Task directions
Strip the pictures and reproduce the rest of the listing exactly.

--- BEGIN ---

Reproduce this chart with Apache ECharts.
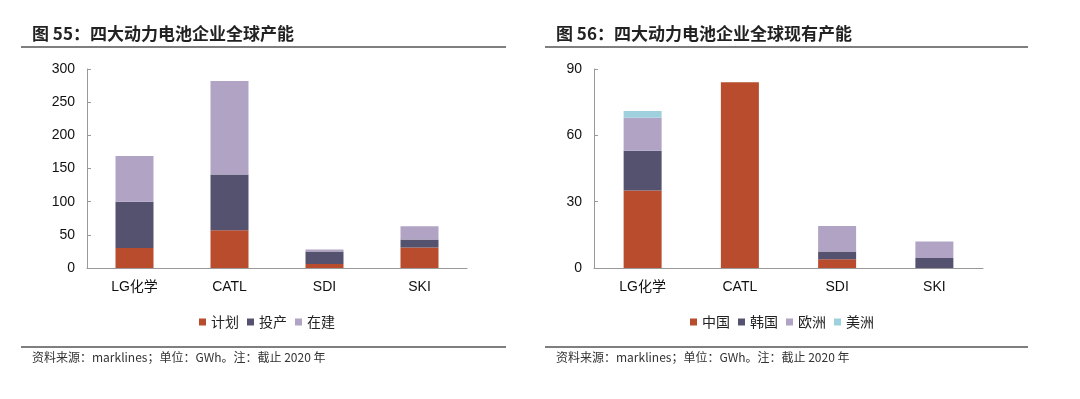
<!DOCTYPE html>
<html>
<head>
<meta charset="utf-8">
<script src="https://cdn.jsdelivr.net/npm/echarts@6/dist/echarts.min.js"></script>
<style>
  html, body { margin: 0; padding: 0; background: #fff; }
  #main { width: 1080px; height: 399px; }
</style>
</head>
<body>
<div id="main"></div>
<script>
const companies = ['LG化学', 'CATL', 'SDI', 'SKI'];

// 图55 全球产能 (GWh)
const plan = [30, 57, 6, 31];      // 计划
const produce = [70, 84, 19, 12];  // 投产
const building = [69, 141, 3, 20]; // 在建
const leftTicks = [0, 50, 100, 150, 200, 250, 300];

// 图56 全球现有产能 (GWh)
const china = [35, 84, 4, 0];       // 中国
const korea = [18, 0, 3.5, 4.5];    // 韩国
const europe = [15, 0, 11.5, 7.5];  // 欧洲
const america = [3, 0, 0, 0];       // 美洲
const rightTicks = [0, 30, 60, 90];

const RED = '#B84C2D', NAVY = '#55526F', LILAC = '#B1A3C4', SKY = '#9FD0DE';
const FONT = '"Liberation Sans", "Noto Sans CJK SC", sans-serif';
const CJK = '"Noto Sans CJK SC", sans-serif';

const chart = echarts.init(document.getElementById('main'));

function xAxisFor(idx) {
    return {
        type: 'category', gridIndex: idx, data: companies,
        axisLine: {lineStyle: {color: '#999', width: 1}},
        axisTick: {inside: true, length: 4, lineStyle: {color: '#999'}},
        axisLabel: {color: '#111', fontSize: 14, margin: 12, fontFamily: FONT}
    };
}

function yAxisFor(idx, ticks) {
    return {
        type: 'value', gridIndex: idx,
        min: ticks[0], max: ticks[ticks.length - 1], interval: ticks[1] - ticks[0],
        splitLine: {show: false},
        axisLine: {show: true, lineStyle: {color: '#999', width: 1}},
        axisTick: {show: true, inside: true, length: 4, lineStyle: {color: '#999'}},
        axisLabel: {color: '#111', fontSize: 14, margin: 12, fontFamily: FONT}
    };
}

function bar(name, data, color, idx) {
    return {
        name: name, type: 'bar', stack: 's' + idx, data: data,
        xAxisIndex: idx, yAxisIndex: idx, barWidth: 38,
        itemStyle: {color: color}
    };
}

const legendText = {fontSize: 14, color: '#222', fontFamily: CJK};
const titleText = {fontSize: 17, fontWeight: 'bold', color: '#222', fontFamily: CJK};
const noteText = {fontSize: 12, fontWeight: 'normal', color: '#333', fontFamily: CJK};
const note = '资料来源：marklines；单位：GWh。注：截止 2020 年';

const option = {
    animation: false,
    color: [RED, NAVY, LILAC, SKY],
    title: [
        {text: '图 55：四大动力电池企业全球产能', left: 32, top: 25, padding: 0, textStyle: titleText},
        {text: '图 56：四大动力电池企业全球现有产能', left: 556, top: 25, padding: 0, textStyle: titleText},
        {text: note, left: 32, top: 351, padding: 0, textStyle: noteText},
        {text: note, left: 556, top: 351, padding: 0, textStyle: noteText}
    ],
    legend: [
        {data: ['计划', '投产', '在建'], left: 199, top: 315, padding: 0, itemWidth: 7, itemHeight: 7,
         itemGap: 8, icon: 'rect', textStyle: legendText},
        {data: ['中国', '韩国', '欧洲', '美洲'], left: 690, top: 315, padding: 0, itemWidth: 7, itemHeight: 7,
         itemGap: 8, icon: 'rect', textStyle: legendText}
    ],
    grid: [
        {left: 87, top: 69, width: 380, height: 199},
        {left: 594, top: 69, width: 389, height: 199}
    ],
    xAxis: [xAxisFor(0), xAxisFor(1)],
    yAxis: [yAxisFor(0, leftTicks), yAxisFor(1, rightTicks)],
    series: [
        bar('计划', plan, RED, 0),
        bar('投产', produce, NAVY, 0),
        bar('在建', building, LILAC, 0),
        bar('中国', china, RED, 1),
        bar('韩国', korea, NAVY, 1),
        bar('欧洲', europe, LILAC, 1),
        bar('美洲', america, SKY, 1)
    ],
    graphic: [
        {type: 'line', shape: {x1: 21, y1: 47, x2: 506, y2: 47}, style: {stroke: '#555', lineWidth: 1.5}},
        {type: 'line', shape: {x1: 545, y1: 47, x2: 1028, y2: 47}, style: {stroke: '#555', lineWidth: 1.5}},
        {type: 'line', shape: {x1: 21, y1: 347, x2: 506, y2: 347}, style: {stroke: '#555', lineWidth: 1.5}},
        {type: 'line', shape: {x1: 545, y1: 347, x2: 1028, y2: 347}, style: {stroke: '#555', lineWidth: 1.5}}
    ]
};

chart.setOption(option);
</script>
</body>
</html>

--- END ---

Full output
Reproduce this chart with Apache ECharts.
<!DOCTYPE html>
<html>
<head>
<meta charset="utf-8">
<script src="https://cdn.jsdelivr.net/npm/echarts@6/dist/echarts.min.js"></script>
<style>
  html, body { margin: 0; padding: 0; background: #fff; }
  #main { width: 1080px; height: 399px; }
</style>
</head>
<body>
<div id="main"></div>
<script>
const companies = ['LG化学', 'CATL', 'SDI', 'SKI'];

// 图55 全球产能 (GWh)
const plan = [30, 57, 6, 31];      // 计划
const produce = [70, 84, 19, 12];  // 投产
const building = [69, 141, 3, 20]; // 在建
const leftTicks = [0, 50, 100, 150, 200, 250, 300];

// 图56 全球现有产能 (GWh)
const china = [35, 84, 4, 0];       // 中国
const korea = [18, 0, 3.5, 4.5];    // 韩国
const europe = [15, 0, 11.5, 7.5];  // 欧洲
const america = [3, 0, 0, 0];       // 美洲
const rightTicks = [0, 30, 60, 90];

const RED = '#B84C2D', NAVY = '#55526F', LILAC = '#B1A3C4', SKY = '#9FD0DE';
const FONT = '"Liberation Sans", "Noto Sans CJK SC", sans-serif';
const CJK = '"Noto Sans CJK SC", sans-serif';

const chart = echarts.init(document.getElementById('main'));

function xAxisFor(idx) {
    return {
        type: 'category', gridIndex: idx, data: companies,
        axisLine: {lineStyle: {color: '#999', width: 1}},
        axisTick: {inside: true, length: 4, lineStyle: {color: '#999'}},
        axisLabel: {color: '#111', fontSize: 14, margin: 12, fontFamily: FONT}
    };
}

function yAxisFor(idx, ticks) {
    return {
        type: 'value', gridIndex: idx,
        min: ticks[0], max: ticks[ticks.length - 1], interval: ticks[1] - ticks[0],
        splitLine: {show: false},
        axisLine: {show: true, lineStyle: {color: '#999', width: 1}},
        axisTick: {show: true, inside: true, length: 4, lineStyle: {color: '#999'}},
        axisLabel: {color: '#111', fontSize: 14, margin: 12, fontFamily: FONT}
    };
}

function bar(name, data, color, idx) {
    return {
        name: name, type: 'bar', stack: 's' + idx, data: data,
        xAxisIndex: idx, yAxisIndex: idx, barWidth: 38,
        itemStyle: {color: color}
    };
}

const legendText = {fontSize: 14, color: '#222', fontFamily: CJK};
const titleText = {fontSize: 17, fontWeight: 'bold', color: '#222', fontFamily: CJK};
const noteText = {fontSize: 12, fontWeight: 'normal', color: '#333', fontFamily: CJK};
const note = '资料来源：marklines；单位：GWh。注：截止 2020 年';

const option = {
    animation: false,
    color: [RED, NAVY, LILAC, SKY],
    title: [
        {text: '图 55：四大动力电池企业全球产能', left: 32, top: 25, padding: 0, textStyle: titleText},
        {text: '图 56：四大动力电池企业全球现有产能', left: 556, top: 25, padding: 0, textStyle: titleText},
        {text: note, left: 32, top: 351, padding: 0, textStyle: noteText},
        {text: note, left: 556, top: 351, padding: 0, textStyle: noteText}
    ],
    legend: [
        {data: ['计划', '投产', '在建'], left: 199, top: 315, padding: 0, itemWidth: 7, itemHeight: 7,
         itemGap: 8, icon: 'rect', textStyle: legendText},
        {data: ['中国', '韩国', '欧洲', '美洲'], left: 690, top: 315, padding: 0, itemWidth: 7, itemHeight: 7,
         itemGap: 8, icon: 'rect', textStyle: legendText}
    ],
    grid: [
        {left: 87, top: 69, width: 380, height: 199},
        {left: 594, top: 69, width: 389, height: 199}
    ],
    xAxis: [xAxisFor(0), xAxisFor(1)],
    yAxis: [yAxisFor(0, leftTicks), yAxisFor(1, rightTicks)],
    series: [
        bar('计划', plan, RED, 0),
        bar('投产', produce, NAVY, 0),
        bar('在建', building, LILAC, 0),
        bar('中国', china, RED, 1),
        bar('韩国', korea, NAVY, 1),
        bar('欧洲', europe, LILAC, 1),
        bar('美洲', america, SKY, 1)
    ],
    graphic: [
        {type: 'line', shape: {x1: 21, y1: 47, x2: 506, y2: 47}, style: {stroke: '#555', lineWidth: 1.5}},
        {type: 'line', shape: {x1: 545, y1: 47, x2: 1028, y2: 47}, style: {stroke: '#555', lineWidth: 1.5}},
        {type: 'line', shape: {x1: 21, y1: 347, x2: 506, y2: 347}, style: {stroke: '#555', lineWidth: 1.5}},
        {type: 'line', shape: {x1: 545, y1: 347, x2: 1028, y2: 347}, style: {stroke: '#555', lineWidth: 1.5}}
    ]
};

chart.setOption(option);
</script>
</body>
</html>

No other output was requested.